Madeleine Albright en a ensuite collectionné plus de 200 qui font désormais partie de l’exposition Read My Pins* au Musée national de la diplomatie américaine, après avoir été exposées dans 22 musées et bibliothèques présidentielles.

Au départ, Madeleine Albright avait hésité à l’idée d’une exposition – « Je suis pratiquement sûre qu’Henry Kissinger n’avait pas composé une ode à ses cravates, ou James Baker à ses costumes flatteurs » – mais, aujourd’hui, elle se réjouit que ses broches connaissent un succès durable.

« Je suis honorée de donner mes broches au Musée national de la diplomatie américaine, a-t-elle affirmé. Je suis ravie qu’elles aient trouvé une place permanente là où tout a commencé. »

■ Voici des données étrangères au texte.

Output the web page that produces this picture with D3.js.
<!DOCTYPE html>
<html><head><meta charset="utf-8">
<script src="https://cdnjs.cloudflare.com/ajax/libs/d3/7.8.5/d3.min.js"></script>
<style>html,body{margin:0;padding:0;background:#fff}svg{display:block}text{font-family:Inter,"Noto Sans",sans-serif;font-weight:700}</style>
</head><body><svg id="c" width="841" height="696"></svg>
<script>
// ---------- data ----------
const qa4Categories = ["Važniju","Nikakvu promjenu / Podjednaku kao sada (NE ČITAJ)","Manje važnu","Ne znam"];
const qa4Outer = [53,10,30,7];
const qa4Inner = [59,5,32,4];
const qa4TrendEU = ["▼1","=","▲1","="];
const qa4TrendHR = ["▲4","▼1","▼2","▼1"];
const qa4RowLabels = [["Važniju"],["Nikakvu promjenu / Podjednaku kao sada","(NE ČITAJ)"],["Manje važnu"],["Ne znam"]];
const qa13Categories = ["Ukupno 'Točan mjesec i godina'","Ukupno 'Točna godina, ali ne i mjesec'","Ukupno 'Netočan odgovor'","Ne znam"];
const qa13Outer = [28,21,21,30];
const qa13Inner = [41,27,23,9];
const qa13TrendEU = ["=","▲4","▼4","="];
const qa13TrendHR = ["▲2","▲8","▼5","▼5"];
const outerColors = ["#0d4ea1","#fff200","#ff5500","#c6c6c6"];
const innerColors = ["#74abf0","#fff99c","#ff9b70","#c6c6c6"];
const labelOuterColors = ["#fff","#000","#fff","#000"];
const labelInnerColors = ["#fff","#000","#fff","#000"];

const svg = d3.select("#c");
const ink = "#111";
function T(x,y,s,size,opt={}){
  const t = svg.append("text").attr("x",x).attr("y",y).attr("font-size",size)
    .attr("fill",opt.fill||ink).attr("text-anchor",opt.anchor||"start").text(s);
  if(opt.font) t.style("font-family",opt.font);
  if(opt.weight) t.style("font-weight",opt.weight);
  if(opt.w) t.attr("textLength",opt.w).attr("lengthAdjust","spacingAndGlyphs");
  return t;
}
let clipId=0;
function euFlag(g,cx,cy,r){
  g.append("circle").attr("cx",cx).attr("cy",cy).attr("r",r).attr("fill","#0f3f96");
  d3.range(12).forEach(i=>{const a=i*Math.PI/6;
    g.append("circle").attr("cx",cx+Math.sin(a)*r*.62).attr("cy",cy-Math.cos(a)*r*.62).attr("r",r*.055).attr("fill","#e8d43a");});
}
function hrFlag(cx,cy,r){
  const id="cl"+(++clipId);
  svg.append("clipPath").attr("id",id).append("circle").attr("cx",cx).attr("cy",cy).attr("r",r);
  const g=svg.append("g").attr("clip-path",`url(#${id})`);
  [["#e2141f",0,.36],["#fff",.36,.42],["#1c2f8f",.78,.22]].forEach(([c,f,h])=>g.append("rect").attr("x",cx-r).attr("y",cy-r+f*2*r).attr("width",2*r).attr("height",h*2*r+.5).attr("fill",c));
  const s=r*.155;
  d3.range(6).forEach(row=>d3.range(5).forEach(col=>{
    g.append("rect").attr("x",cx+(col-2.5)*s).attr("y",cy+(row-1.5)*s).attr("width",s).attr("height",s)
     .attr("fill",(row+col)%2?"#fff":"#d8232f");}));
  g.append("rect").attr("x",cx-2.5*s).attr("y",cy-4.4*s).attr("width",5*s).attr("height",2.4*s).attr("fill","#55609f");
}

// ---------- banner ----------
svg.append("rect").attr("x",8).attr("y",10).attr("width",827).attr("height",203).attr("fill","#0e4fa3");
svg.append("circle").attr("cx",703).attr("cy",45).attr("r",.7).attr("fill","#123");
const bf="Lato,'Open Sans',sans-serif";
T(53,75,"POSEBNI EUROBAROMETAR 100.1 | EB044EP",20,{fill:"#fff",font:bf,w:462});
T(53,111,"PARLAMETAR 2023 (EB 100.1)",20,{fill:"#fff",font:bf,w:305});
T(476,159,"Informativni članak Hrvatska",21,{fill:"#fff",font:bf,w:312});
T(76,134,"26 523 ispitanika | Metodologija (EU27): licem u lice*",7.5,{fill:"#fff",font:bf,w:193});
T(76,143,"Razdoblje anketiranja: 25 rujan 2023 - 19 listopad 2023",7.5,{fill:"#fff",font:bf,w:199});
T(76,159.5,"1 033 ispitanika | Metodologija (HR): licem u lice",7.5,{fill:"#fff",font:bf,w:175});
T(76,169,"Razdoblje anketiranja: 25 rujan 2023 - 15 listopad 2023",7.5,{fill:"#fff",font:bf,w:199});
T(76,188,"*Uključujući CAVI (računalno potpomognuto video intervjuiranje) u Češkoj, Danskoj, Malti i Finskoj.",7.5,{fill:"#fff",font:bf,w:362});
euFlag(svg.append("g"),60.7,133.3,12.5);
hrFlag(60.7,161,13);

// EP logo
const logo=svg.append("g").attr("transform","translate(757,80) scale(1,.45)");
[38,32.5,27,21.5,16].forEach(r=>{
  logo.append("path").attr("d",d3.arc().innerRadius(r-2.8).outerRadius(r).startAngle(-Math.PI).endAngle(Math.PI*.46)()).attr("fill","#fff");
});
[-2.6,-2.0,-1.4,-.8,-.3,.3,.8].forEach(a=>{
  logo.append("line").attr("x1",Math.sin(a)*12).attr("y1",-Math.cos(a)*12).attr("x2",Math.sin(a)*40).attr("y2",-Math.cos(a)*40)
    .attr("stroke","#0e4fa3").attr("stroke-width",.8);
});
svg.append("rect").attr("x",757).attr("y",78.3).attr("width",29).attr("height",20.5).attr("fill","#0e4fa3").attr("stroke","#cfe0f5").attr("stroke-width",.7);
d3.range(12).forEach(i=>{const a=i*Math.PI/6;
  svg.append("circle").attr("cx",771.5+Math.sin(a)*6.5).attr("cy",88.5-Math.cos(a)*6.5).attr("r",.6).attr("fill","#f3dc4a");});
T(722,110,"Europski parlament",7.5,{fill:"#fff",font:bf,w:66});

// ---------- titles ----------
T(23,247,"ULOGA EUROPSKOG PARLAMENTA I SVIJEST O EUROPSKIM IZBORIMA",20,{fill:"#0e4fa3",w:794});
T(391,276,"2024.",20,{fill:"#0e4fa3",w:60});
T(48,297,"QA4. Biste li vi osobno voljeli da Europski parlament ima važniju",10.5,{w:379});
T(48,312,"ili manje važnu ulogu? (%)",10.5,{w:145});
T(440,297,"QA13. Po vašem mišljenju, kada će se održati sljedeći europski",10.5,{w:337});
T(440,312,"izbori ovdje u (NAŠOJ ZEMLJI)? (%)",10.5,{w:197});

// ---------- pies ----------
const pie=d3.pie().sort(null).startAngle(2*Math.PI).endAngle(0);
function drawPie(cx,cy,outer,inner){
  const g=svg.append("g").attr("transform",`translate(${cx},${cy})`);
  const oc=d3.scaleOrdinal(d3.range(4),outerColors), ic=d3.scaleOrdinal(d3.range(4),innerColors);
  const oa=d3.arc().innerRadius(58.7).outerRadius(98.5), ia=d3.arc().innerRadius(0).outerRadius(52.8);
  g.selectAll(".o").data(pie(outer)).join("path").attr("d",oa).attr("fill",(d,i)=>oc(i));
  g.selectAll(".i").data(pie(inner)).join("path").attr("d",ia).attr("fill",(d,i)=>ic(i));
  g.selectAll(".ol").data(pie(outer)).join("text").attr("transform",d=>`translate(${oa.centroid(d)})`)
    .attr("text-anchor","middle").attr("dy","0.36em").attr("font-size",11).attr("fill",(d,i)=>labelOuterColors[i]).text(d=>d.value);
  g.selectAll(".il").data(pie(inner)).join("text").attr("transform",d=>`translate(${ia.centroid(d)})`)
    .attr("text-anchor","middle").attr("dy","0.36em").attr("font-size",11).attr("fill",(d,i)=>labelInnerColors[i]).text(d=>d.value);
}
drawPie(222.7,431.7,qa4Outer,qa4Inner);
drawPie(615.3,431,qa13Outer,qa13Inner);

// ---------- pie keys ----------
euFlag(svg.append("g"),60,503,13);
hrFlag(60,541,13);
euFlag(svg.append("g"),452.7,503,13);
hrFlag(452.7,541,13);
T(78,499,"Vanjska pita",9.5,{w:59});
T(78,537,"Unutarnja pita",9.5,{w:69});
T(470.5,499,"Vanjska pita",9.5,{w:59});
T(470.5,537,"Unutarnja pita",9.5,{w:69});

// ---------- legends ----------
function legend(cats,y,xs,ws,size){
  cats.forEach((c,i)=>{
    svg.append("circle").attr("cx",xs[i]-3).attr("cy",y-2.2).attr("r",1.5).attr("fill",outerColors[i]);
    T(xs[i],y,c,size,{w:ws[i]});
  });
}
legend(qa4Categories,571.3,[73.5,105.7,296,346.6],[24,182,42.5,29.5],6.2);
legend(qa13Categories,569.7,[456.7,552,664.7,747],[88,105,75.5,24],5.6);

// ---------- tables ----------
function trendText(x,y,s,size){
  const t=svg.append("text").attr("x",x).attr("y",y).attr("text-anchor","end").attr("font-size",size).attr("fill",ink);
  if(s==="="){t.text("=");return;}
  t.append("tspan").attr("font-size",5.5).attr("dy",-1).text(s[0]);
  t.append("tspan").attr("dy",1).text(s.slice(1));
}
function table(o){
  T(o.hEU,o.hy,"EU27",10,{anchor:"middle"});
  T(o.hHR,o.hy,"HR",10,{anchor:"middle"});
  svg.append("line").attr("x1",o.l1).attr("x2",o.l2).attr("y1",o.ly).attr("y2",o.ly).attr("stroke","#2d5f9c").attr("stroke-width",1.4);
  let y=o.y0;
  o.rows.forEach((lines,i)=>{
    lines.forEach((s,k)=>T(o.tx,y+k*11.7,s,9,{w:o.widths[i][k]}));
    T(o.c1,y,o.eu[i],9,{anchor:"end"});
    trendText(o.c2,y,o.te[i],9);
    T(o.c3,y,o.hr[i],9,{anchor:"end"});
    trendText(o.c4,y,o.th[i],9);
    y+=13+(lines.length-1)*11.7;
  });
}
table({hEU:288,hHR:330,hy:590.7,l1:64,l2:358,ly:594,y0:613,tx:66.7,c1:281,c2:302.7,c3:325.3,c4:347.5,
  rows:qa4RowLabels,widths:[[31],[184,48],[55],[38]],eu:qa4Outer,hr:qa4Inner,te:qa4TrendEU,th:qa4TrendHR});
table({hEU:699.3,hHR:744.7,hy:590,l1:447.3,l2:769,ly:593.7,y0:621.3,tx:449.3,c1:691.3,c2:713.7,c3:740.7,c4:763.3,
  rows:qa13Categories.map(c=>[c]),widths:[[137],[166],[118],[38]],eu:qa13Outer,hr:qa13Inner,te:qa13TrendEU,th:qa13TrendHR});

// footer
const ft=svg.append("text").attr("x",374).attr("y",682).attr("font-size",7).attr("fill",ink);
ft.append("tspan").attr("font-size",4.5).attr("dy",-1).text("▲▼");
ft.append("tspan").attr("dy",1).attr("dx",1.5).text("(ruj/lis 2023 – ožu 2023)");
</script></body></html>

Ses broches préférées ? Elle en a deux, l’une en forme de cœur faite par sa fille, Katie Albright, à l’âge de cinq ans, et l’autre, offerte par un survivant de l’ouragan Katrina.

Ce jeune homme la lui avait remise lors d’un évènement à la Nouvelle-Orléans, un an après la dévastation de la ville causée par l’ouragan. Son père, un ancien militaire décoré de deux Purple Heart pour avoir été blessé en combattant les nazis en France pendant la Seconde Guerre mondiale, l’avait donnée à son épouse. Celle-ci a péri dans l’ouragan mais comme la mère du jeune homme admirait Madeleine Albright, elle aurait certainement voulu que sa broche aille à la secrétaire d’État.

« Ce n’est pas souvent que les mots me manquent, ou que j’ai les larmes aux yeux, mais ce cadeau m’a bouleversée », a confié Madeleine Albright.

Outre leur valeur diplomatique, les broches, telles que « Katie’s Heart » ou « Katrina Pin », nous rappellent que la plus grande valeur d’un bijou provient non pas de ses matériaux intrinsèques ou de sa conception extraordinaire, mais des émotions dont on l’investit », a conclu Mme Albright.